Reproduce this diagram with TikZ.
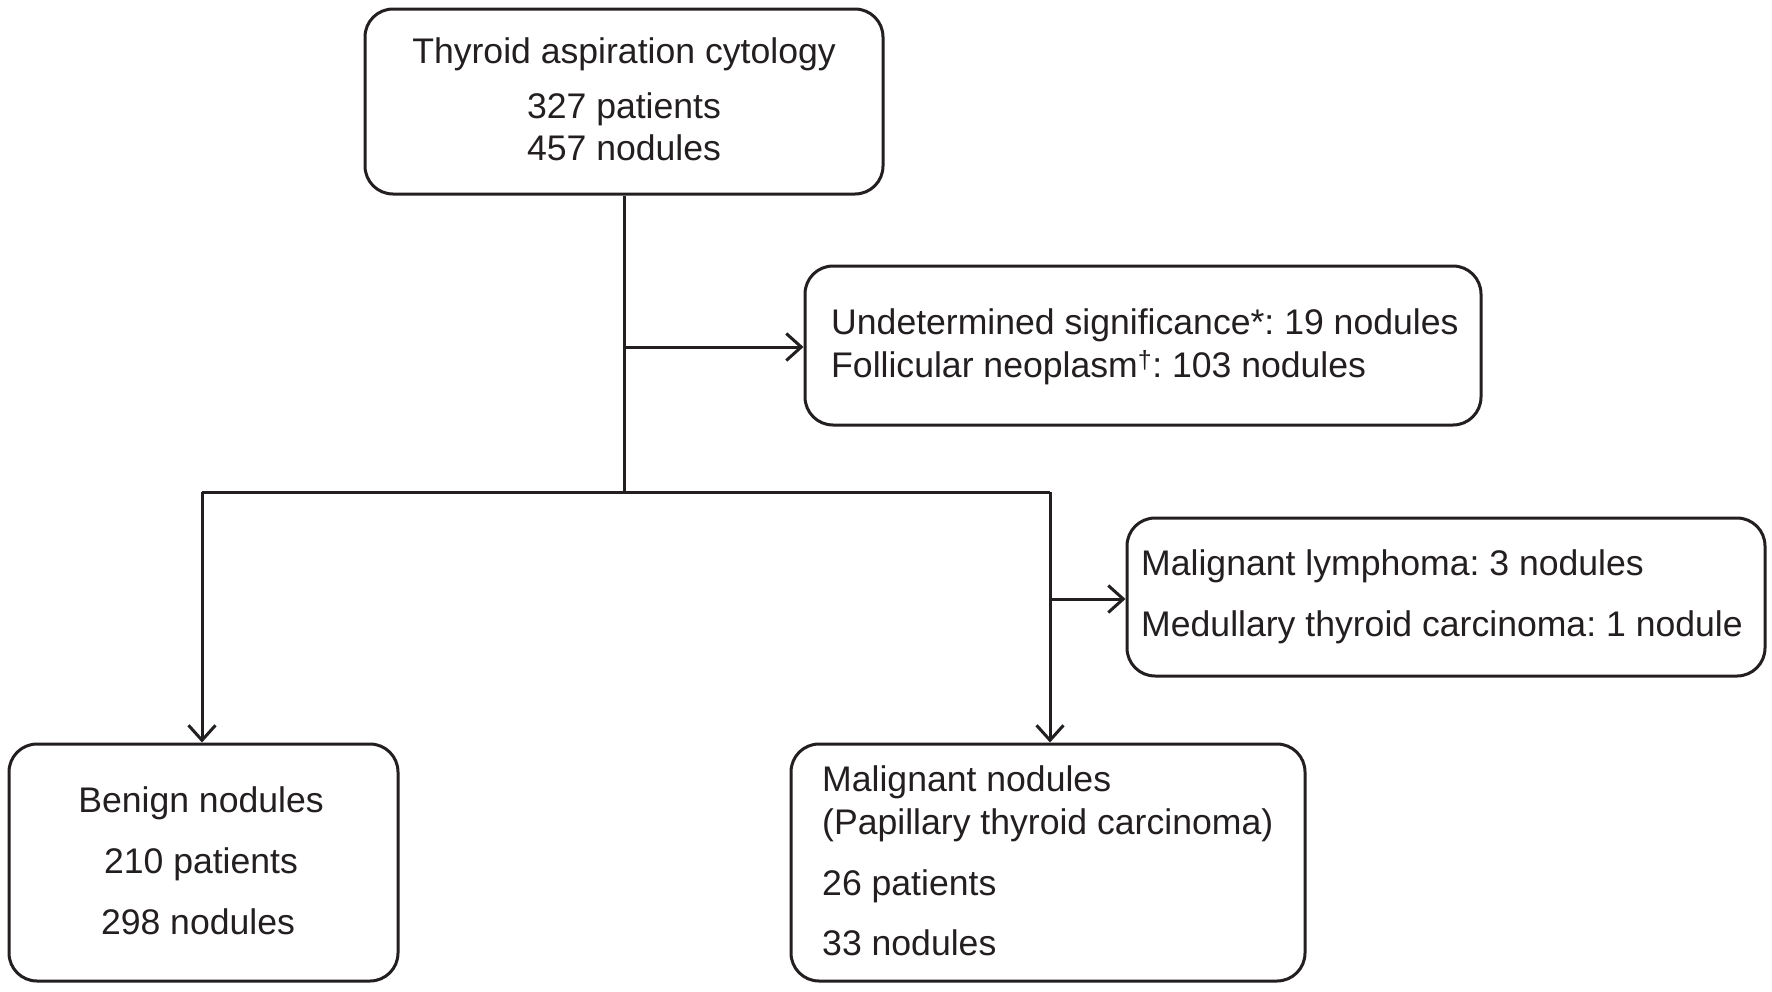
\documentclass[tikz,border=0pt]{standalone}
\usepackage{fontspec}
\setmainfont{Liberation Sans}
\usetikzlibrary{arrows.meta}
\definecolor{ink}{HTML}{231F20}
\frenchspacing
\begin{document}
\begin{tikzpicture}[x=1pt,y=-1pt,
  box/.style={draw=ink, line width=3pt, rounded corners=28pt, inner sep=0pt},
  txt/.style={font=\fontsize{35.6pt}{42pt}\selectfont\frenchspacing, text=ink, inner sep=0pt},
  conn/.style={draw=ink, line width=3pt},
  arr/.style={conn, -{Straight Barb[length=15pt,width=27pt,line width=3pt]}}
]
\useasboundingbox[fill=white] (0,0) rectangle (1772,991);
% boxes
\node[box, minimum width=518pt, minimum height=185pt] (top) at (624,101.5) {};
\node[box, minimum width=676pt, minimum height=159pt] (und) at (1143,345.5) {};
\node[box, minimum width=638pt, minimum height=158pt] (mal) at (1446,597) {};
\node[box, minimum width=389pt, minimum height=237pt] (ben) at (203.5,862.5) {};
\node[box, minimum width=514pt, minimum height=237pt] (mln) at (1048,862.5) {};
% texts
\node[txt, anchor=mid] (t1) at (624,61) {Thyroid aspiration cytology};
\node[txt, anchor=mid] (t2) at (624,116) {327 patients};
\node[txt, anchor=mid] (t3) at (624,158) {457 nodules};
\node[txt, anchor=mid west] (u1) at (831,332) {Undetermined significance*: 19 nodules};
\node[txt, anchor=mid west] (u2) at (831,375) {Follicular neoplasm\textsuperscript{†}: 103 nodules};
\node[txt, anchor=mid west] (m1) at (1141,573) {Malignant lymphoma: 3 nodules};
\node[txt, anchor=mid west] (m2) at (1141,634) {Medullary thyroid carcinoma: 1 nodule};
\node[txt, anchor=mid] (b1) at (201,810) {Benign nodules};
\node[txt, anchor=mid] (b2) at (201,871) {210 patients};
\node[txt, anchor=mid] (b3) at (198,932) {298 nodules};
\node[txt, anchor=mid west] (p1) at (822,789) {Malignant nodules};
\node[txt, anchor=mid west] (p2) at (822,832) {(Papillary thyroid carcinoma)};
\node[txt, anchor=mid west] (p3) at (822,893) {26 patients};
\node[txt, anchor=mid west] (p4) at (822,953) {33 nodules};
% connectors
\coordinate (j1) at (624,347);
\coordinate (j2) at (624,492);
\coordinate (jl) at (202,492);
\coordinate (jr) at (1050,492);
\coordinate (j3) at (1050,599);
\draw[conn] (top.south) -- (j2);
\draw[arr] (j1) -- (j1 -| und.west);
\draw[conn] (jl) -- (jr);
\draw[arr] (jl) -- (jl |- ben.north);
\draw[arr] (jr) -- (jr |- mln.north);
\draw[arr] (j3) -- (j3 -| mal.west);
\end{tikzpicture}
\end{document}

* * * *

**What to do**
Repeat the material above in full and unchanged, minus its images.

**Completed exercise**
Reproduce this diagram with TikZ.
\documentclass[tikz,border=0pt]{standalone}
\usepackage{fontspec}
\setmainfont{Liberation Sans}
\usetikzlibrary{arrows.meta}
\definecolor{ink}{HTML}{231F20}
\frenchspacing
\begin{document}
\begin{tikzpicture}[x=1pt,y=-1pt,
  box/.style={draw=ink, line width=3pt, rounded corners=28pt, inner sep=0pt},
  txt/.style={font=\fontsize{35.6pt}{42pt}\selectfont\frenchspacing, text=ink, inner sep=0pt},
  conn/.style={draw=ink, line width=3pt},
  arr/.style={conn, -{Straight Barb[length=15pt,width=27pt,line width=3pt]}}
]
\useasboundingbox[fill=white] (0,0) rectangle (1772,991);
% boxes
\node[box, minimum width=518pt, minimum height=185pt] (top) at (624,101.5) {};
\node[box, minimum width=676pt, minimum height=159pt] (und) at (1143,345.5) {};
\node[box, minimum width=638pt, minimum height=158pt] (mal) at (1446,597) {};
\node[box, minimum width=389pt, minimum height=237pt] (ben) at (203.5,862.5) {};
\node[box, minimum width=514pt, minimum height=237pt] (mln) at (1048,862.5) {};
% texts
\node[txt, anchor=mid] (t1) at (624,61) {Thyroid aspiration cytology};
\node[txt, anchor=mid] (t2) at (624,116) {327 patients};
\node[txt, anchor=mid] (t3) at (624,158) {457 nodules};
\node[txt, anchor=mid west] (u1) at (831,332) {Undetermined significance*: 19 nodules};
\node[txt, anchor=mid west] (u2) at (831,375) {Follicular neoplasm\textsuperscript{†}: 103 nodules};
\node[txt, anchor=mid west] (m1) at (1141,573) {Malignant lymphoma: 3 nodules};
\node[txt, anchor=mid west] (m2) at (1141,634) {Medullary thyroid carcinoma: 1 nodule};
\node[txt, anchor=mid] (b1) at (201,810) {Benign nodules};
\node[txt, anchor=mid] (b2) at (201,871) {210 patients};
\node[txt, anchor=mid] (b3) at (198,932) {298 nodules};
\node[txt, anchor=mid west] (p1) at (822,789) {Malignant nodules};
\node[txt, anchor=mid west] (p2) at (822,832) {(Papillary thyroid carcinoma)};
\node[txt, anchor=mid west] (p3) at (822,893) {26 patients};
\node[txt, anchor=mid west] (p4) at (822,953) {33 nodules};
% connectors
\coordinate (j1) at (624,347);
\coordinate (j2) at (624,492);
\coordinate (jl) at (202,492);
\coordinate (jr) at (1050,492);
\coordinate (j3) at (1050,599);
\draw[conn] (top.south) -- (j2);
\draw[arr] (j1) -- (j1 -| und.west);
\draw[conn] (jl) -- (jr);
\draw[arr] (jl) -- (jl |- ben.north);
\draw[arr] (jr) -- (jr |- mln.north);
\draw[arr] (j3) -- (j3 -| mal.west);
\end{tikzpicture}
\end{document}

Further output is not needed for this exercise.